Regularization vs. Overfitting

Regularization and overfitting are closely related concepts in machine learning. Overfitting occurs when a model learns the training data too well, including the noise and random fluctuations, rather than the true underlying patterns. This results in excellent performance on the training data but poor generalization to new, unseen data.

Regularization is a method specifically designed to combat overfitting. It achieves this by adding a penalty term to the model's loss function during training. This penalty discourages the model from assigning excessively large weights to features, thereby limiting its model complexity. By introducing a small amount of bias, regularization reduces the model's variance, leading to a better bias-variance tradeoff and improved generalization. Therefore, while overfitting describes a problem of poor generalization, regularization is a solution deployed to mitigate that problem.

FAQs

What is the primary goal of regularization?

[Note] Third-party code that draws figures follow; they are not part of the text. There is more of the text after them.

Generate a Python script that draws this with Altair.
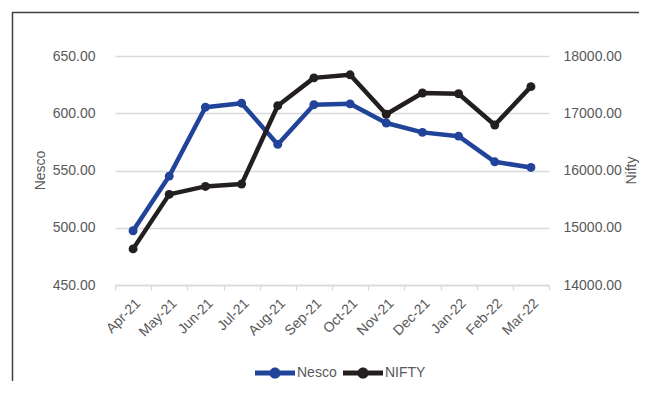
import altair as alt
import pandas as pd

months = ["Apr-21", "May-21", "Jun-21", "Jul-21", "Aug-21", "Sep-21",
          "Oct-21", "Nov-21", "Dec-21", "Jan-22", "Feb-22", "Mar-22"]
nesco = [497.4, 545.1, 605.3, 608.8, 572.8, 607.5, 608.2, 591.5, 583.3, 580.0, 557.6, 552.7]
nifty = [14631, 15583, 15722, 15763, 17132, 17618, 17671, 16983, 17354, 17340, 16794, 17465]
series_names = ["Nesco", "NIFTY"]
left_ticks = [450, 500, 550, 600, 650]
right_ticks = [14000, 15000, 16000, 17000, 18000]

BLUE = "#21449A"
BLACK = "#231F20"
GRAY = "#595959"
GRID = "#D9D9D9"
FONT = "Liberation Sans"

df_n = pd.DataFrame({"month": months, "value": nesco, "series": "Nesco"})
df_f = pd.DataFrame({"month": months, "value": nifty, "series": "NIFTY"})

color_scale = alt.Scale(domain=series_names, range=[BLUE, BLACK])

sym_path = ("M-1,-0.12 L1,-0.12 L1,0.12 L-1,0.12 Z "
            "M0.28,0 A0.28,0.28 0 1,1 -0.28,0 A0.28,0.28 0 1,1 0.28,0 Z")

legend = alt.Legend(
    title=None, orient="none", legendX=140, legendY=297, direction="horizontal",
    symbolType=sym_path, symbolSize=1600, symbolStrokeWidth=0, symbolOpacity=1,
    labelFont=FONT, labelFontSize=14, labelColor=GRAY, labelOffset=2,
    columnPadding=6, padding=0,
)

x_enc = alt.X(
    "month:N", sort=months, bandPosition=0.5,
    scale=alt.Scale(type="band", paddingInner=0, paddingOuter=0),
    axis=alt.Axis(
        title=None, labelAngle=-45, tickBand="extent", grid=False,
        domainColor=GRID, domainWidth=1.3, tickColor=GRID, tickWidth=1.3, tickSize=5,
        labelFont=FONT, labelFontSize=14, labelColor=GRAY, labelPadding=6,
    ),
)

left_axis = alt.Axis(
    title="Nesco", values=left_ticks, format=".2f", grid=True, gridColor=GRID,
    gridWidth=1.3, domain=False, ticks=False, labelPadding=20,
    labelFont=FONT, labelFontSize=14, labelColor=GRAY,
    titleFont=FONT, titleFontSize=14, titleColor=GRAY, titleFontWeight="normal",
    titleX=-75, titleY=114, titleAngle=-90, titleAlign="center", titleBaseline="middle",
)
right_axis = alt.Axis(
    title="Nifty", orient="right", values=right_ticks, format=".2f", grid=False,
    domain=False, ticks=False, labelPadding=14,
    labelFont=FONT, labelFontSize=14, labelColor=GRAY,
    titleFont=FONT, titleFontSize=14, titleColor=GRAY, titleFontWeight="normal",
    titleX=82, titleY=114, titleAngle=-90, titleAlign="center", titleBaseline="middle",
)

def series_layer(df, color, y_scale, axis):
    base = alt.Chart(df).encode(
        x=x_enc,
        y=alt.Y("value:Q", scale=y_scale, axis=axis),
    )
    line = base.mark_line(color=color, strokeWidth=4.5, strokeJoin="round", strokeCap="round")
    pts = base.mark_point(filled=True, size=80, opacity=1).encode(
        color=alt.Color("series:N", scale=color_scale, legend=legend)
    )
    return alt.layer(line, pts)

nesco_layer = series_layer(df_n, BLUE, alt.Scale(domain=[450, 650], nice=False, zero=False), left_axis)
nifty_layer = series_layer(df_f, BLACK, alt.Scale(domain=[14000, 18000], nice=False, zero=False), right_axis)

frame_df = pd.DataFrame({"a": [0]})
frame_top = alt.Chart(frame_df).mark_rule(stroke="#404040", strokeWidth=1.5).encode(
    x=alt.value(-103), x2=alt.value(600), y=alt.value(-43.5)
)
frame_left = alt.Chart(frame_df).mark_rule(stroke="#404040", strokeWidth=1.5).encode(
    x=alt.value(-102.5), y=alt.value(-44), y2=alt.value(400)
)

chart = alt.layer(frame_top, frame_left, nesco_layer, nifty_layer).resolve_scale(
    y="independent"
).properties(
    width=434, height=229,
    autosize=alt.AutoSizeParams(type="none"),
    padding={"left": 107, "top": 48, "right": 90, "bottom": 96},
    background="white",
).configure_view(stroke=None)

chart.save("out.html", embed_options={"renderer": "svg", "actions": False})
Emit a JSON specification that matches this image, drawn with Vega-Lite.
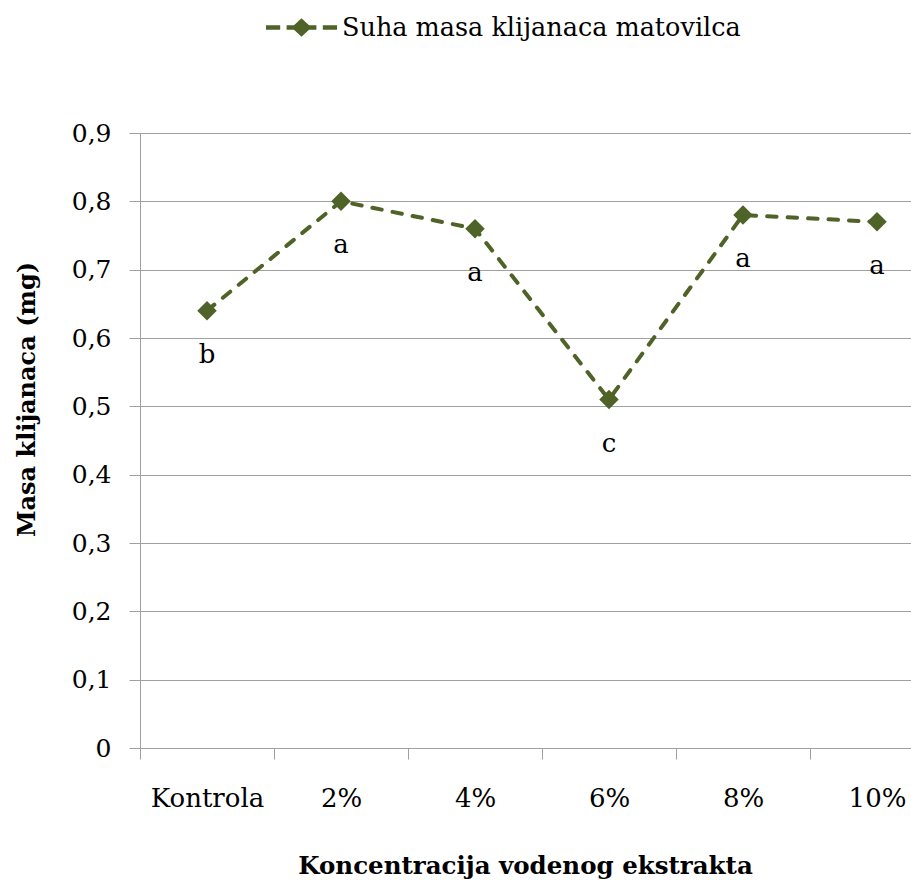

The primary goal of regularization is to prevent a model from overfitting its training data, thereby improving its ability to generalize and make accurate predictions on new, unseen data.

What are the main types of regularization?

The two most common types are L1 regularization (Lasso), which adds a penalty proportional to the absolute value of coefficients and can perform feature selection, and L2 regularization (Ridge), which adds a penalty proportional to the square of coefficients, shrinking them towards zero without eliminating them entirely.

How does regularization impact model complexity?

Regularization directly controls model complexity by penalizing large coefficient values. This discourages the model from becoming too intricate and sensitive to minor details in the training data, leading to a simpler, more robust model.

Can regularization be applied to any type of machine learning model?

While regularization is most commonly associated with linear models like regression, the underlying principle of adding a penalty to control complexity is also applied in other machine learning algorithms, including neural networks (e.g., through techniques like dropout) and support vector machines.

What is the role of the regularization parameter ((\lambda))?

The regularization parameter ((\lambda)) determines the strength of the penalty applied. A higher ( \lambda ) imposes a stronger penalty, leading to smaller coefficients and a simpler model, while a lower ( \lambda ) reduces the penalty's influence, allowing for more complex models that might risk overfitting. Optimal selection of ( \lambda ) is achieved through hyperparameter tuning.